If you’ve got the coin, you can spend over $2,000 for a ticket to sit in the worst seat in the house.
By the way, those tickets are indeed selling. I looked about five hours before writing this story just out of curiosity, and there were a couple tickets on StubHub right at $2,000. They’re not there anymore. This is one of the two biggest games in the history of Georgia football, and people are going to pay for it.
They’re paying for it in ways we’ve never seen too, according to data provided by TicketIQ.
And while the matchup is between two great teams, travel has quite a bit to do with why ticket prices are so steep.
Will UGA will benefit from the home-state advantage? Since the BCS era began, teams playing in title games in their home state have gone .500.
2000: Florida State lost to Oklahoma at Miami’s Pro Player Stadium, 13-2.
2003: LSU beat Oklahoma at New Orleans’ Superdome, 21-14.

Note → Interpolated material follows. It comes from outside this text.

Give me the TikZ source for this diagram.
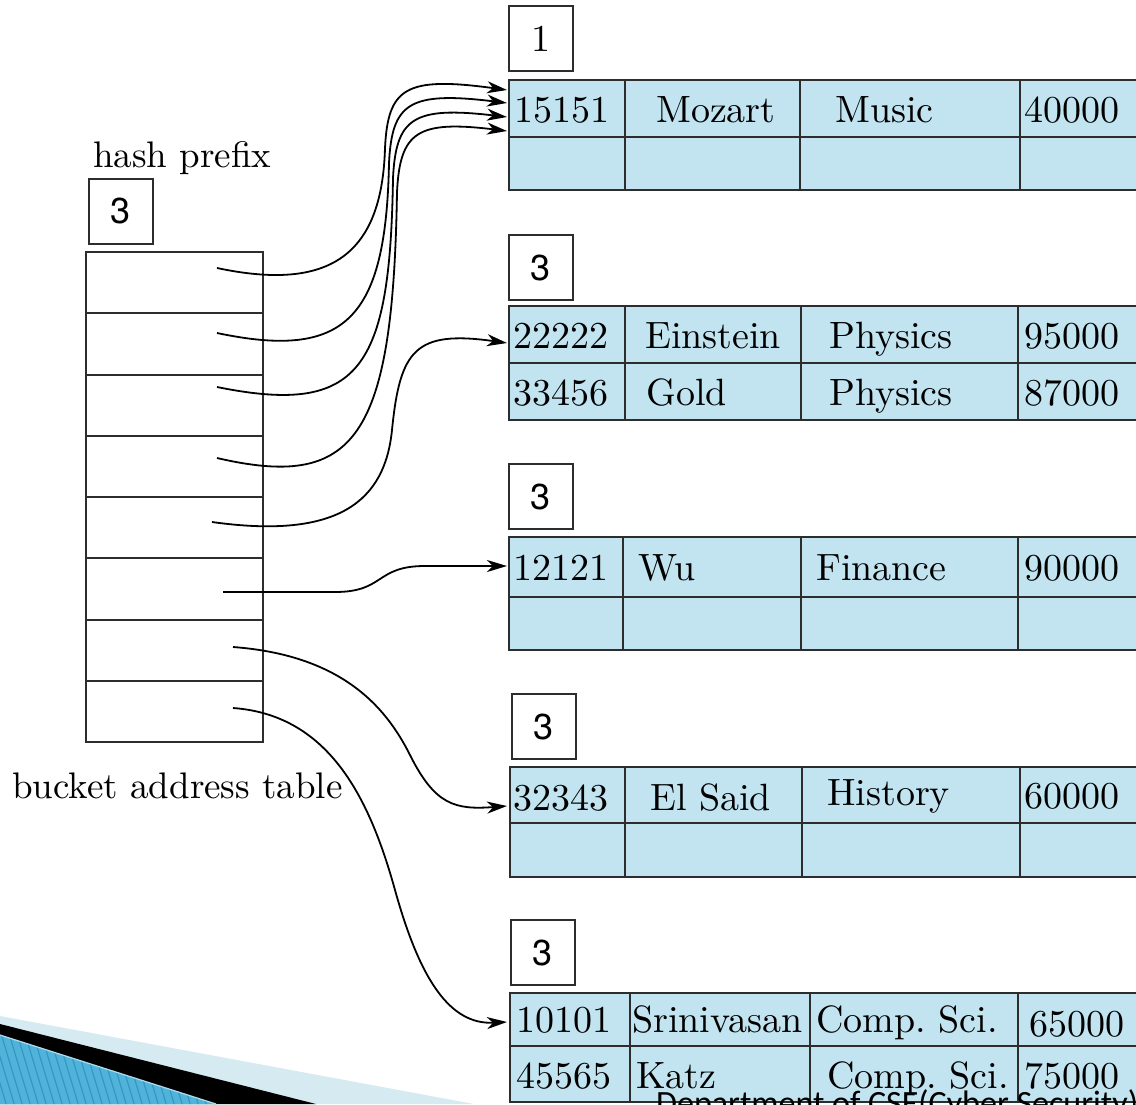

2005: USC lost to Texas at Pasadena’s Rose Bowl, 41-38.
2007: LSU beat Ohio State at the Superdome, 38-24.
2008: Florida beat Oklahoma at Miami’s Dolphin Stadium, 24-14. (That’s the same as the Pro Player Stadium mentioned above. The same Miami stadium has changed its name 10 times in the last 29 years, an incredible run engineered only to confuse you.)
2011: LSU lost to Alabama at the Superdome, 21-0.
Those who are able to attend will have wallets considerably lighter than they are today. You can put a high price on the experience, but this is Georgia’s first 50-50 shot at a national title in almost four decades. And it’s in the city where thousands of UGA fans call home, it’s something of a pilgrimage more so than it is a football game. I’d say it’s well worth it.